Hiring veterans as drivers may save carriers time as well. The Federal Motor Carrier Safety Administration recently expanded its veteran transition program to give waivers on the skills portion of the CDL application for veterans who have experience driving similar equipment in the military. For companies struggling to combat the driver shortage, a veteran-hiring initiative might be one solution.

Can You Hack It?

No matter how secure a company’s IT infrastructure may be, it’s still possible that hackers could gain access to important data by breaching firewalls somewhere down the supply chain. More than 85 percent of businesses have digital capabilities in their supply chain, or will have them in the next year, according to Chief Supply Chain Officers: Do You Know Where Your Weakest Link Is?, a report from Accenture.

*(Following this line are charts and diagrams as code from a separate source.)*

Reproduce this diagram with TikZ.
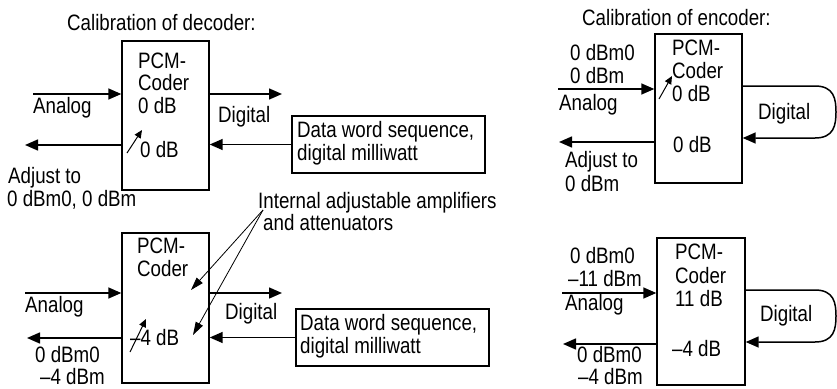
\documentclass[tikz,border=0pt]{standalone}
\usepackage{fontspec}
\setmainfont{Liberation Sans}[FakeStretch=0.84]
\usetikzlibrary{arrows.meta}

\begin{document}
\begin{tikzpicture}[x=1pt, y=-1pt, every node/.style={font=\fontsize{22.3}{23}\selectfont}]
    \tikzset{blk/.style={draw, line width=1.4pt, inner sep=0pt},
        txt/.style={anchor=base west, inner sep=0pt},
        sig/.style={line width=1.5pt, -{Triangle[length=13pt, width=11pt]}},
        adj/.style={line width=1pt, -{Triangle[length=8pt, width=7pt]}},
        note/.style={line width=0.8pt, -{Triangle[length=13pt, width=8pt]}}}
    \useasboundingbox (0,0) rectangle (837,388);
    % calibration of decoder
    \node[txt] (tdec) at (67,30) {Calibration of decoder:};
    \node[blk, minimum width=87pt, minimum height=149pt] (dec) at (165.5,115.5) {};
    \node[txt] (dec1) at (138,68) {PCM-};
    \node[txt] (dec2) at (138,90) {Coder};
    \node[txt] (dec3) at (138,113) {0 dB};
    \node[txt] (dec4) at (140,157) {0 dB};
    \draw[adj] (127,153) -- ++(15,-23);
    \coordinate (decin) at (33,94);
    \coordinate (decout) at (25,145);
    \coordinate (decdig) at (282,94);
    \draw[sig] (decin) -- (decin -| dec.west);
    \draw[sig] (dec.west |- decout) -- (decout);
    \draw[sig] (dec.east |- decdig) -- (decdig);
    \node[txt] (decan) at (33,113) {Analog};
    \node[txt] (decadj1) at (8,183) {Adjust to};
    \node[txt] (decadj2) at (7,206) {0 dBm0, 0 dBm};
    \node[txt] (decdl) at (218,122) {Digital};
    \node[blk, minimum width=193pt, minimum height=57pt] (dwa) at (388.5,144.5) {};
    \node[txt] (dwa1) at (297,137) {Data word sequence,};
    \node[txt] (dwa2) at (297,160) {digital milliwatt};
    \draw[sig] (dwa.west) -- (dwa.west -| dec.east);
    % calibration of encoder
    \node[txt] (tenc) at (582,25) {Calibration of encoder:};
    \node[blk, minimum width=87pt, minimum height=149pt] (enc) at (698.5,108.5) {};
    \node[txt] (enc1) at (672,55) {PCM-};
    \node[txt] (enc2) at (672,78) {Coder};
    \node[txt] (enc3) at (672,101) {0 dB};
    \node[txt] (enc4) at (673,152) {0 dB};
    \draw[adj] (659,99) -- ++(13,-23);
    \node[txt] (enclv1) at (570,60) {0 dBm0};
    \node[txt] (enclv2) at (570,83) {0 dBm};
    \node[txt] (encan) at (559,110) {Analog};
    \node[txt] (encadj1) at (565,167) {Adjust to};
    \node[txt] (encadj2) at (565,191) {0 dBm};
    \coordinate (encin) at (558,89);
    \coordinate (encout) at (559,142);
    \coordinate (enca) at (815,86);
    \coordinate (encb) at (815,138);
    \draw[sig] (encin) -- (encin -| enc.west);
    \draw[sig] (enc.west |- encout) -- (encout);
    \draw[sig] (enc.east |- enca) -- (enca) .. controls (834,86) and (836,99) .. (836,112)
        .. controls (836,125) and (834,138) .. (encb) -- (enc.east |- encb);
    \node[txt] (encdl) at (758,119) {Digital};
    % decoder, adjusted
    \node[txt] (int1) at (258,208) {Internal adjustable amplifiers};
    \node[txt] (int2) at (263,230) {and attenuators};
    \node[blk, minimum width=87pt, minimum height=150pt] (dcb) at (165.5,308) {};
    \node[txt] (dcb1) at (137,253) {PCM-};
    \node[txt] (dcb2) at (137,276) {Coder};
    \node[txt] (dcb3) at (130,345) {--4 dB};
    \draw[adj] (130,352) -- ++(16,-33);
    \coordinate (dcbin) at (25,293);
    \coordinate (dcbout) at (27,338);
    \coordinate (dcbdig) at (282,293);
    \draw[sig] (dcbin) -- (dcbin -| dcb.west);
    \draw[sig] (dcb.west |- dcbout) -- (dcbout);
    \draw[sig] (dcb.east |- dcbdig) -- (dcbdig);
    \node[txt] (dcban) at (25,312) {Analog};
    \node[txt] (dcblv1) at (35,362) {0 dBm0};
    \node[txt] (dcblv2) at (40,384) {--4 dBm};
    \node[txt] (dcbdl) at (225,319) {Digital};
    \node[blk, minimum width=193pt, minimum height=57pt] (dwb) at (392.5,337.5) {};
    \node[txt] (dwb1) at (300,330) {Data word sequence,};
    \node[txt] (dwb2) at (300,353) {digital milliwatt};
    \draw[sig] (dwb.west) -- (dwb.west -| dcb.east);
    \coordinate (ann) at (263,210);
    \coordinate (anna) at (191,290);
    \coordinate (annb) at (193,335);
    \draw[note] (ann) -- (anna);
    \draw[note] (ann) -- (annb);
    % encoder, adjusted
    \node[blk, minimum width=88pt, minimum height=147pt] (ecb) at (701,311.5) {};
    \node[txt] (ecb1) at (675,259) {PCM-};
    \node[txt] (ecb2) at (675,283) {Coder};
    \node[txt] (ecb3) at (675,306) {11 dB};
    \node[txt] (ecb4) at (672,356) {--4 dB};
    \node[txt] (ecblv1) at (570,263) {0 dBm0};
    \node[txt] (ecblv2) at (568,286) {--11 dBm};
    \node[txt] (ecban) at (565,310) {Analog};
    \node[txt] (ecblv3) at (577,362) {0 dBm0};
    \node[txt] (ecblv4) at (578,384) {--4 dBm};
    \coordinate (ecbin) at (562,293);
    \coordinate (ecbout) at (563,344);
    \coordinate (ecba) at (815,290);
    \coordinate (ecbb) at (815,342);
    \draw[sig] (ecbin) -- (ecbin -| ecb.west);
    \draw[sig] (ecb.west |- ecbout) -- (ecbout);
    \draw[sig] (ecb.east |- ecba) -- (ecba) .. controls (834,290) and (836,303) .. (836,316)
        .. controls (836,329) and (834,342) .. (ecbb) -- (ecb.east |- ecbb);
    \node[txt] (ecbdl) at (760,321) {Digital};
\end{tikzpicture}
\end{document}
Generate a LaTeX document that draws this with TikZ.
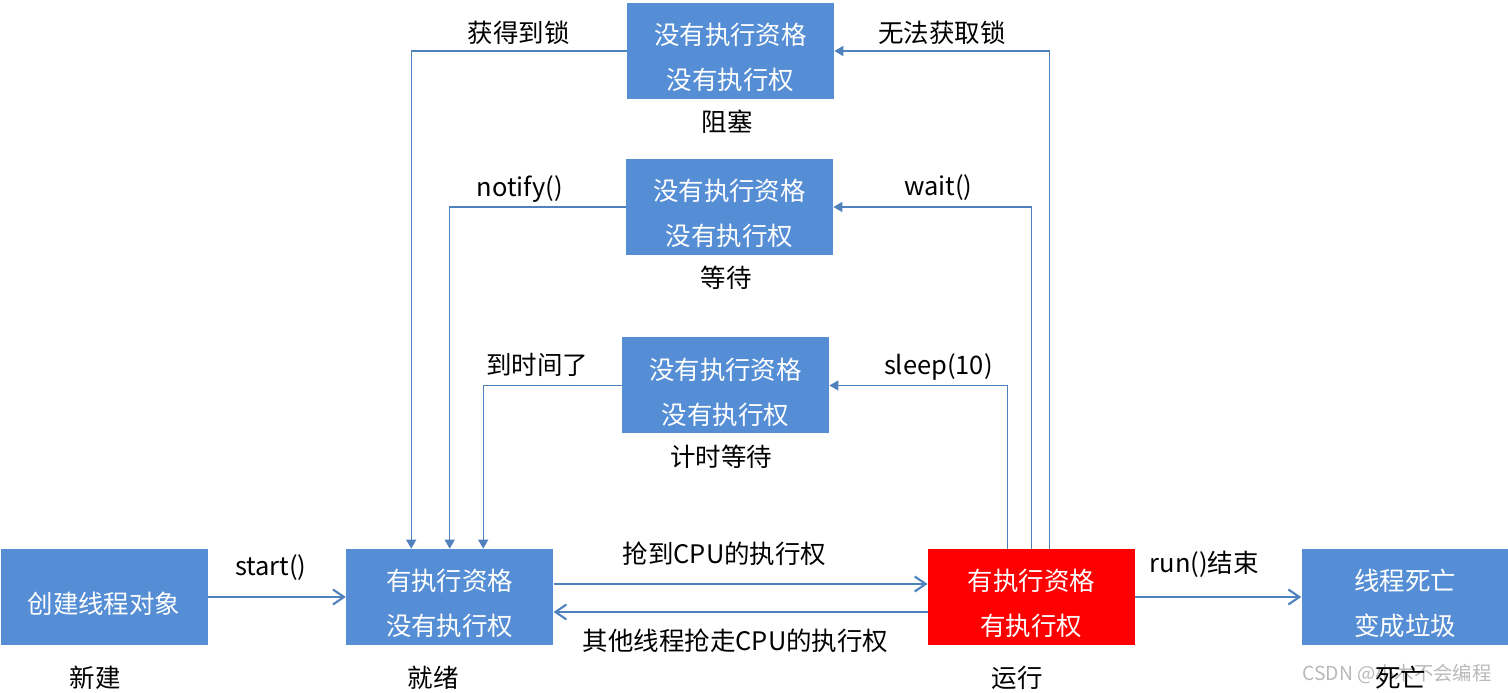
\documentclass[tikz,border=0pt]{standalone}
\usepackage{fontspec}
\setmainfont{Noto Sans CJK SC}
\usetikzlibrary{arrows.meta,positioning}
\definecolor{boxblue}{RGB}{85,142,213}
\definecolor{linkblue}{RGB}{79,129,189}
\definecolor{runred}{RGB}{255,0,0}
\newcommand{\padtop}{\rule{0pt}{19.6pt}}

\begin{document}
\begin{tikzpicture}[font=\fontsize{14.5}{25.5}\selectfont, state/.style = {fill=boxblue, text=white, align=center, inner sep=0pt, minimum width=4.14cm, minimum height=1.92cm}, tag/.style = {inner sep=0pt}, go/.style = {draw=linkblue, line width=1.2pt, -{Straight Barb[length=0.22cm, width=0.3cm]}}, back/.style = {draw=linkblue, line width=0.8pt, -{Triangle[length=0.18cm, width=0.2cm]}}]
\useasboundingbox (0,0) rectangle (30.16,13.86);

\node[state] (create) at (2.08,1.92) {\padtop 创建线程对象};
\node[state] (ready) [right=2.76cm of create] {\padtop 有执行资格\\没有执行权};
\node[state, fill=runred] (run) [right=7.48cm of ready] {\padtop 有执行资格\\有执行权};
\node[state] (dead) [right=3.32cm of run] {\padtop 线程死亡\\变成垃圾};
\node[state] (blocked) at (14.61,12.84) {\padtop 没有执行资格\\没有执行权};
\node[state] (waiting) at (14.59,9.72) {\padtop 没有执行资格\\没有执行权};
\node[state] (timed) at (14.51,6.15) {\padtop 没有执行资格\\没有执行权};

% watermark
\node[tag, text=gray!55, font=\fontsize{11}{13}\selectfont] (mark) at (27.94,0.38) {CSDN @小木不会编程};

\node[tag] (newLbl) [below=0.4cm of create, xshift=-0.18cm] {新建};
\node[tag] (readyLbl) [below=0.4cm of ready, xshift=-0.33cm] {就绪};
\node[tag] (runLbl) [below=0.4cm of run, xshift=-0.28cm] {运行};
\node[tag] (deadLbl) [below=0.4cm of dead, xshift=-0.09cm] {死亡};
\node[tag] (blockedLbl) [below=0.2cm of blocked, xshift=-0.07cm] {阻塞};
\node[tag] (waitingLbl) [below=0.2cm of waiting, xshift=-0.07cm] {等待};
\node[tag] (timedLbl) [below=0.22cm of timed, xshift=-0.09cm] {计时等待};

\draw[go] (create) -- (ready) node[tag, midway, above=0.3cm, xshift=-0.12cm] {start()};
\draw[go] ([yshift=0.26cm]ready.east) -- ([yshift=0.26cm]run.west) node[tag, midway, above=0.34cm, xshift=-0.32cm] {抢到CPU的执行权};
\draw[go] ([yshift=-0.3cm]run.west) -- ([yshift=-0.3cm]ready.east) node[tag, midway, below=0.32cm, xshift=-0.1cm] {其他线程抢走CPU的执行权};
\draw[go] (run) -- (dead) node[tag, midway, above=0.36cm, xshift=-0.28cm] {run()结束};

\draw[back] ([xshift=0.36cm]run.north) |- (blocked.east) node[tag, pos=0.75, above=0.12cm] {无法获取锁};
\draw[back] (blocked.west) -| ([xshift=-0.77cm]ready.north) node[tag, pos=0.25, above=0.12cm] {获得到锁};
\draw[back] (run.north) |- (waiting.east) node[tag, pos=0.75, above=0.12cm, xshift=0.12cm] {wait()};
\draw[back] (waiting.west) -| (ready.north) node[tag, pos=0.25, above=0.08cm, xshift=-0.36cm] {notify()};
\draw[back] ([xshift=-0.48cm]run.north) |- (timed.east) node[tag, pos=0.75, above=0.08cm, xshift=0.4cm] {sleep(10)};
\draw[back] (timed.west) -| ([xshift=0.67cm]ready.north) node[tag, pos=0.25, above=0.16cm, xshift=-0.3cm] {到时间了};
\end{tikzpicture}
\end{document}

Cybersecurity isn’t just within the purview of the IT department, but 50 percent of companies surveyed by Accenture don’t have supply chain risk management aligned with cyber security operations. Only 11 percent of companies have the chief supply chain officer in charge of cyber supply chain risk, the study shows.

With the amount of data at risk—such as sales and marketing information, product designs, and customer contact and billing information—supply chain cyber security should be escalated to a C-level concern at all companies with a digital supply chain presence.

The first step is admitting that no company is impervious to cyberattacks. To be prepared for the worst, all partners should be willing to subject to a security audit, and regularly verify their vigilance, according to Accenture. Just one company in the value chain with low security raises the risk level for everyone else along the chain.

Securing Your Physical and Cyber Assets

Today’s supply chain has evolved beyond traditional manufacturing and distribution to include an array of ever-expanding organizations—all digitally connected and all with cybersecurity exposures. From external specialty manufacturers with access to your latest designs, to GPS data from your truck fleet, to a maintenance service provider with access to your vendor portal, your supply chain is vulnerable to attack by cyber criminals.

Here are just a few questions to consider:

  • Does your manufacturing partner have access to your formulas and designs?
  • Who has access to your shipping manifests and delivery routes?
  • Do you know the background of your truck drivers?
  • Does your temporary staffing firm share accounts and passwords to your portal?
  • Has anyone checked how well any of these companies are protecting your data?